HOUSTON, Aug. 19, 2014 – To improve students' chances of completing introductory biology courses and decrease poor grades, the University of Houston (UH) implemented a comprehensive student success program, employing various interventions for students at risk for failure.
Through a grant from the Texas Higher Education Coordinating Board (THECB), the Department of Biology and Biochemistry embarked on a pilot program focusing on first-year students taking "General Biology" for non-majors and "Introductory Biology" for science majors. These two classes have high rates of students either making a D or F or dropping the course completely, with a 30 to 40 percent non-passing rate.
"Freshman-level biology courses have high enrollments and consistently have the highest non-completion and failure rates of all the department's courses," said Dan E. Wells, dean of the College of Natural Sciences and Mathematics and director of the program. "Through the Comprehensive Student Success Program, however, we are making strides toward turning this around. Our success to this point is due to the whole-hearted support and involvement of more than half of the biology and biochemistry faculty."
Funded through the Coordinating Board's College Access Challenge Grant, the program includes curricular enhancement and increased opportunities for student engagement in lecture halls, faculty development workshops and peer-led recitation sessions. Sixteen faculty and staff members and 16 undergraduate majors serving as facilitators make up the student success program team. An additional 24 departmental faculty, postdoctoral students and graduate students have contributed to the program as field trip and lab tour leaders.
"Since fall 2012, the program has served 2,653 students in the introductory course of science majors," said Donna Pattison, the program's co-director and an instructional professor of biology and biochemistry. "The initiative resulted in a 14 percent department-wide increase in the number of students successfully completing the introductory course for biology majors."

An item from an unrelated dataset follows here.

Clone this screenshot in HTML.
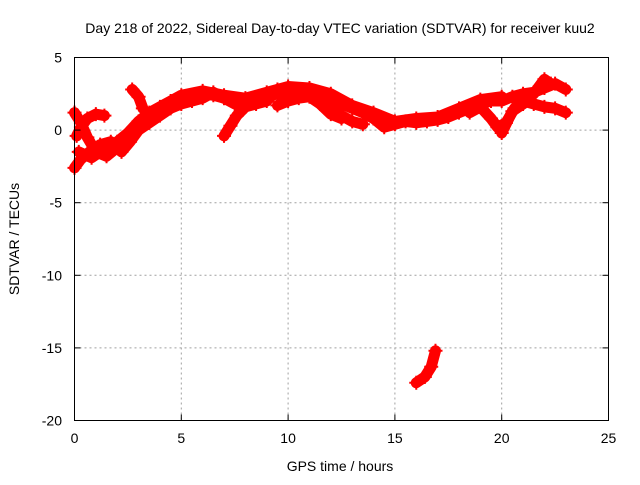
<!DOCTYPE html>
<html><head><meta charset="utf-8"><style>
body{margin:0;background:#fff;font-family:"Liberation Sans",sans-serif}
svg text{font-family:"Liberation Sans",sans-serif;font-size:14px;fill:#000}
</style></head><body>
<svg id="chart" width="640" height="480" xmlns="http://www.w3.org/2000/svg">
<rect width="640" height="480" fill="#fff"/>
<text x="340" y="33" text-anchor="middle">Day 218 of 2022, Sidereal Day-to-day VTEC variation (SDTVAR) for receiver kuu2</text>
<text x="340" y="471" text-anchor="middle">GPS time / hours</text>
<text transform="translate(19,239) rotate(-90)" text-anchor="middle">SDTVAR / TECUs</text>
<g id="grid"></g>
<g id="marks"></g>
<rect x="74.5" y="57.5" width="534" height="363" fill="none" stroke="#000"/>
<g id="ticks"></g>
</svg>
<script>
const xTicks=[0,5,10,15,20,25];
const yTicks=[5,0,-5,-10,-15,-20];
const track1T=[0,0.3,0.6,1,1.5,2,2.5,3,3.5,4,4.5,5,5.5,6,6.5,7,7.5,8,8.5,9,9.5,10,10.5,11,11.5,12,12.5,13,13.5,14,14.5,15,15.5,16,16.5,17,17.5,18,18.5,19,19.5,20,20.5,21,21.5,22,22.5,23];
const track1V=[1.2,0.5,-0.5,-1.5,-1.8,-1.2,-0.5,0.3,0.8,1.2,1.8,2.2,2.3,2.5,2.4,2.2,2,1.8,2,2.3,2.5,2.6,2.5,2.4,2.2,2,1.8,1.5,1.2,0.8,0.2,0.4,0.6,0.5,0.6,0.7,0.9,1.2,1.5,1.8,2,2,2.3,2.5,2.6,2.9,3.2,2.8];
const track2T=[0,0.3,0.7,1.2,1.7,2.2,2.6,3,3.5,4,4.5,5,5.5,6,6.5,7,7.5,8];
const track2V=[-2.6,-2,-1.5,-1,-0.8,-1.5,-0.8,0,0.5,1,1.5,1.8,2,2.2,2.6,2.2,1.8,1.6];
const track3T=[7,7.3,7.6,8,8.5,9,9.5,10,10.5,11,11.5,12,12.5,13,13.5];
const track3V=[-0.4,0.3,1,1.6,1.8,2,2.8,2.9,2.8,2.6,2.2,1.5,1,0.6,0.4];
const track4T=[0.1,0.3,0.6,1,1.4];
const track4V=[-0.4,0.2,0.8,1.1,1.0];
const track5T=[2.7,3,3.2];
const track5V=[2.8,2.3,1.5];
const track6T=[18.5,19,19.5,19.8,20.2,20.6,21,21.5,22,22.5,23];
const track6V=[1.2,1.6,0.8,0.2,0.5,1.5,2,1.8,1.6,1.5,1.2];
const track7T=[16,16.4,16.7,16.9];
const track7V=[-17.4,-17,-16.3,-15.2];
const track8T=[9.5,10,10.5,11,11.5,12,12.5];
const track8V=[1.7,2,2.2,2.3,1.8,1.1,0.8];
const track9T=[20,20.5,21,21.5,22,22.3];
const track9V=[-0.2,1.3,1.8,2.5,3.5,3.2];
const track10T=[0.2,0.8,1.5,2,2.5,3,3.5,4,4.5,5,6,7,8,9,10,11,12,13,14,15,16,17,18,19,20];
const track10V=[-1.5,-1.9,-1.2,-0.8,-0.2,0.6,1.2,1.6,2,2.4,2.7,2.4,2.2,2.6,3,2.9,2.5,1.7,1.2,0.6,0.8,0.9,1.5,2.1,2.3];
const tracks=[[track1T,track1V],[track2T,track2V],[track3T,track3V],[track4T,track4V],[track5T,track5V],[track6T,track6V],[track7T,track7V],[track8T,track8V],[track9T,track9V],[track10T,track10V]];
const X0=74.5,X1=608.5,Y0=420.5,Y1=57.5;
const xs=v=>X0+(v-0)/25*(X1-X0);
const ys=v=>Y0-(v+20)/25*(Y0-Y1);
const NS="http://www.w3.org/2000/svg";
const grid=document.getElementById('grid'),ticks=document.getElementById('ticks'),marks=document.getElementById('marks');
function mk(tag,at,parent){const e=document.createElementNS(NS,tag);for(const k in at)e.setAttribute(k,at[k]);parent.appendChild(e);return e;}
xTicks.forEach(t=>{const x=xs(t);
 if(t>0&&t<25){const g=mk('line',{x1:x,x2:x,y1:Y1,y2:Y0,stroke:'#a0a0a0','stroke-dasharray':'2,3'},grid);}
 const a=mk('line',{x1:x,x2:x,y1:Y0,y2:Y0-6,stroke:'#000'},ticks);
 const b=mk('line',{x1:x,x2:x,y1:Y1,y2:Y1+6,stroke:'#000'},ticks);
 const l=mk('text',{x:x,y:443,'text-anchor':'middle'},ticks);l.textContent=t;});
yTicks.forEach(t=>{const y=ys(t);
 if(t>-20&&t<5){const g=mk('line',{x1:X0,x2:X1,y1:y,y2:y,stroke:'#a0a0a0','stroke-dasharray':'2,3'},grid);}
 const a=mk('line',{x1:X0,x2:X0+6,y1:y,y2:y,stroke:'#000'},ticks);
 const b=mk('line',{x1:X1,x2:X1-6,y1:y,y2:y,stroke:'#000'},ticks);
 const l=mk('text',{x:62,y:y+5,'text-anchor':'end'},ticks);l.textContent=t;});
tracks.forEach(([T,V])=>{
 const p=mk('polyline',{points:T.map((t,i)=>xs(t)+','+ys(V[i])).join(' '),fill:'none',stroke:'#ff0000','stroke-width':11,'stroke-linejoin':'round','stroke-linecap':'round'},marks);
 
 
 T.forEach((t,i)=>{const x=xs(t),y=ys(V[i]);
  const m=mk('path',{d:`M${x-7},${y}H${x+7}M${x},${y-7}V${y+7}`,stroke:'#ff0000','stroke-width':2},marks);
  
  });
});
</script>
</body></html>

Particularly successful is the intervention plan for low-performing students. This component begins after the first exam, with students who score below 70 percent being required to attend weekly group sessions led by junior or senior life science majors, called recitation sessions, as well as meet one-on-one in advising sessions with faculty or staff members on improving time management and study skills. Additional elements include field trips designed to get students engaged with faculty in smaller group settings and tours of labs in the biology and biochemistry department to introduce students to research and faculty. While required for the low-performing students, these opportunities are available to all students in the classes, regardless of exam performance.
"We designed specific curriculum for the recitation sessions. It's not tutoring. The students work in groups on activities that reinforce concepts learned in class, such as making hands-on models of biological processes," Pattison said. "We've noticed students are doing better with these peer-led, interactive recitations being made available to them, and we intend to use the results in these courses as a model for future curriculum development in upper-level courses."
The program has been so successful that it received a "Recognition of Excellence" for "Comprehensive Student Success in STEM" from the Coordinating Board this summer, based on "the exceptional work, success and efforts to sustain and scale" the initiative. Additionally, the THECB awarded more funding to the program for development of an online toolkit to share best practices with the broader college and university community, as well as make available many of the materials developed for the pilot program in biology. The toolkit will include videos of learning activities, such as demonstrations and models, with instructions for implementation, as well as curriculum materials for peer-led, team-learning recitation sessions and resources for student advising, peer-facilitator training and faculty professional development.
Furthermore, based on the success of this pilot program for the entry-level biology courses, UH recently received a $1.5 million grant from the Howard Hughes Medical Institute to expand the program to entry-level physics, chemistry and mathematics courses.
About the University of Houston
The University of Houston is a Carnegie-designated Tier One public research university recognized by The Princeton Review as one of the nation's best colleges for undergraduate education. UH serves the globally competitive Houston and Gulf Coast Region by providing world-class faculty, experiential learning and strategic industry partnerships. Located in the nation's fourth-largest city, UH serves more than 39,500 students in the most ethnically and culturally diverse region in the country. For more information about UH, visit the university's newsroom at http://www.uh.edu/news-events/.
About the College of Natural Sciences and Mathematics
The UH College of Natural Sciences and Mathematics, with 193 ranked faculty and nearly 6,000 students, offers bachelor's, master's and doctoral degrees in the natural sciences, computational sciences and mathematics. Faculty members in the departments of biology and biochemistry, chemistry, computer science, earth and atmospheric sciences, mathematics and physics conduct internationally recognized research in collaboration with industry, Texas Medical Center institutions, NASA and others worldwide.